Thanks Baxter, it is better than my first go at it. I do wish I had got organised to have my booster.
It is such a strange place to be. I never realised truth was so fragile. For my wife to tell me she had not loved me for 8 years and it appears she was planning an escape. I don’t think that is right and if I can pin point it was months when she disconnected.
But the desire to run. The desire to see me as a villain and it such an interesting cycle to believe it was all you at the beginning but then to gradually realise that is not right. A lie does get half way around the world before the truth has its shoes on.
But slowly, the truth seeps out. Even into the brain of the LBS. You realise you are not the devil incarnate. It troubled me for ages how I can be a good, kind man everywhere else but at home. I am just not that clever.
But the realisation you are a good person with good values does not bring the other person back. They have created a reality that is very real for them and I guess the only way for it to be pierced is time.

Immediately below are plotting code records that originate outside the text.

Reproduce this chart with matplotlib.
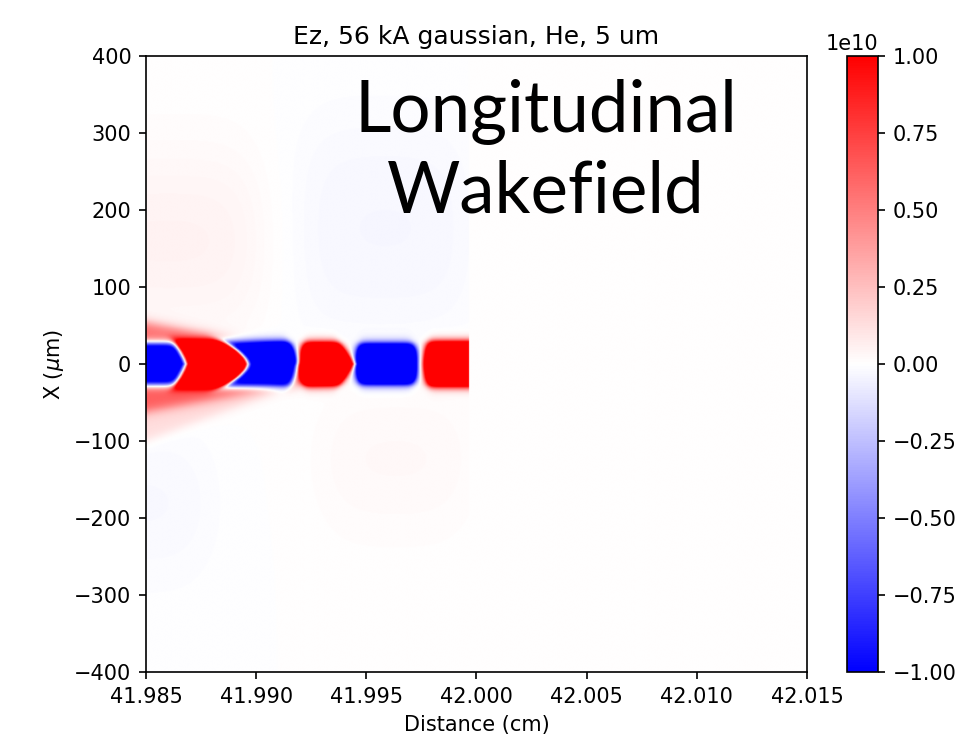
import numpy as np
import matplotlib
matplotlib.use("Agg")
import matplotlib.pyplot as plt

# simulation window (cm, um)
z_min, z_max = 41.985, 42.015
x_min, x_max = -400.0, 400.0
window_end = 41.99964   # field is zero ahead of the drive beam

# on-axis wake buckets
# back/front: position on axis (cm); back_d/front_d: shift of that boundary at the bucket edge (cm)
bucket_back = [41.98000, 41.98691, 41.98959, 41.99195, 41.99450, 41.99759]
bucket_back_d = [0.0, -0.00059, -0.00100, 0.00018, 0.00014, 0.00018]
bucket_front = [41.98680, 41.98950, 41.99186, 41.99443, 41.99727, 42.00050]
bucket_front_d = [-0.00050, -0.00114, -0.00036, -0.00065, -0.00014, 0.0]
bucket_p = [1.0, 1.5, 1.6, 1.0, 2.5, 2.0]
bucket_w = [27.0, 29.0, 29.0, 28.0, 26.0, 29.0]
bucket_sign = [-1, 1, -1, 1, -1, 1]

# red sheath wings hugging the axis: side, closing point (cm), outer |x| at left edge (um), amplitude
wing_side = [1, -1, -1]
wing_z_end = [41.9916, 41.9934, 41.9926]
wing_x_edge = [54.0, 62.0, 100.0]
wing_amp = [0.55, 0.50, 0.14]

# faint background regions: z range (cm), x range (um), amplitude
patch_z0 = [41.9820, 41.9920, 41.9930, 41.9820]
patch_z1 = [41.9900, 41.99964, 41.99964, 41.9878]
patch_x0 = [70.0, 50.0, -190.0, -250.0]
patch_x1 = [250.0, 300.0, -50.0, -110.0]
patch_amp = [0.06, -0.035, 0.035, -0.035]

cbar_ticks = [-1.0, -0.75, -0.5, -0.25, 0.0, 0.25, 0.5, 0.75, 1.0]


def sig(u):
    return 1.0 / (1.0 + np.exp(-u))


z = np.linspace(z_min, z_max, 1000)
x = np.linspace(x_min, x_max, 700)
Z, X = np.meshgrid(z, x)
r_abs = np.abs(X)

ez = np.zeros_like(Z)

# faint halo regions, very diffuse
for z0, z1, x0, x1, a in zip(patch_z0, patch_z1, patch_x0, patch_x1, patch_amp):
    ez += a * sig((Z - z0) / 0.0007) * sig((z1 - Z) / 0.0007) \
        * sig((X - x0) / 40.0) * sig((x1 - X) / 40.0)

# sheath wings
for side, ze, xe, a in zip(wing_side, wing_z_end, wing_x_edge, wing_amp):
    frac = np.clip((ze - Z) / (ze - z_min), 0, None)
    outer = 18.0 + (xe - 18.0) * frac
    on_side = sig(side * X / 2.0)
    ez += a * on_side * sig((outer - r_abs) / 4.0) * sig((ze - Z) / 0.0002)

# buckets: arch shaped regions between a back and a front boundary
sz = 0.00010
for zb, db, zf, df, p, w, s in zip(bucket_back, bucket_back_d, bucket_front,
                                   bucket_front_d, bucket_p, bucket_w, bucket_sign):
    rr = np.clip(r_abs / w, 0, 1.3)
    back = zb + db * rr ** 1.7
    front = zf + df * rr ** p
    inside = sig((Z - back) / sz) * sig((front - Z) / sz) * sig((w - r_abs) / 3.0)
    ez += s * 2.0 * inside

ez[Z > window_end] = 0.0
ez = ez * 1e10

fig = plt.figure(figsize=(6.5, 4.98), dpi=150)
ax = fig.add_axes([0.1497, 0.1004, 0.678, 0.8246])
cax = fig.add_axes([0.8687, 0.1004, 0.0318, 0.8246])

im = ax.imshow(ez, cmap="bwr", vmin=-1e10, vmax=1e10, origin="lower",
               extent=[z_min, z_max, x_min, x_max], aspect="auto",
               interpolation="bilinear")
ax.set_xlim(z_min, z_max)
ax.set_ylim(x_min, x_max)
ax.set_xticks([41.985, 41.990, 41.995, 42.000, 42.005, 42.010, 42.015])
ax.ticklabel_format(axis="x", useOffset=False)
ax.set_xticklabels(["41.985", "41.990", "41.995", "42.000", "42.005", "42.010", "42.015"])
ax.set_yticks(np.arange(-400, 401, 100))
ax.set_xlabel("Distance (cm)")
ax.set_ylabel(r"X ($\mu$m)")
ax.set_title("Ez, 56 kA gaussian, He, 5 um")

cb = fig.colorbar(im, cax=cax, ticks=np.array(cbar_ticks) * 1e10)

fig.text(0.56, 0.8233, "Longitudinal", ha="center", va="baseline",
         fontsize=34, family=["Lato", "DejaVu Sans"])
fig.text(0.56, 0.7149, "Wakefield", ha="center", va="baseline",
         fontsize=34, family=["Lato", "DejaVu Sans"])

fig.savefig("out.png", dpi=150)
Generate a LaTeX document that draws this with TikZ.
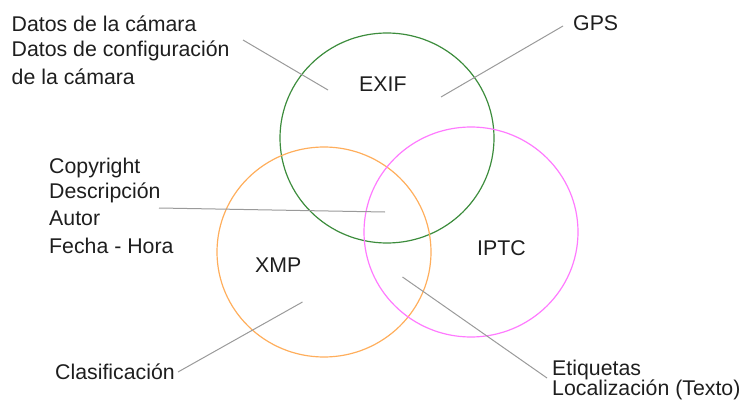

Particularly when the world does seem to have the man vs woman bent. And I do get it, men have had a good run and women have done it tough under our watch. Men have let women down. But the climate does make it easier to accept the male LBS was what the Female MLCer says. Problem is I never was.
Understanding it does not make it easier. Radical acceptance is the only way but that takes time. But acceptance does help a great deal.
And grief is ok. It is just my love persisting.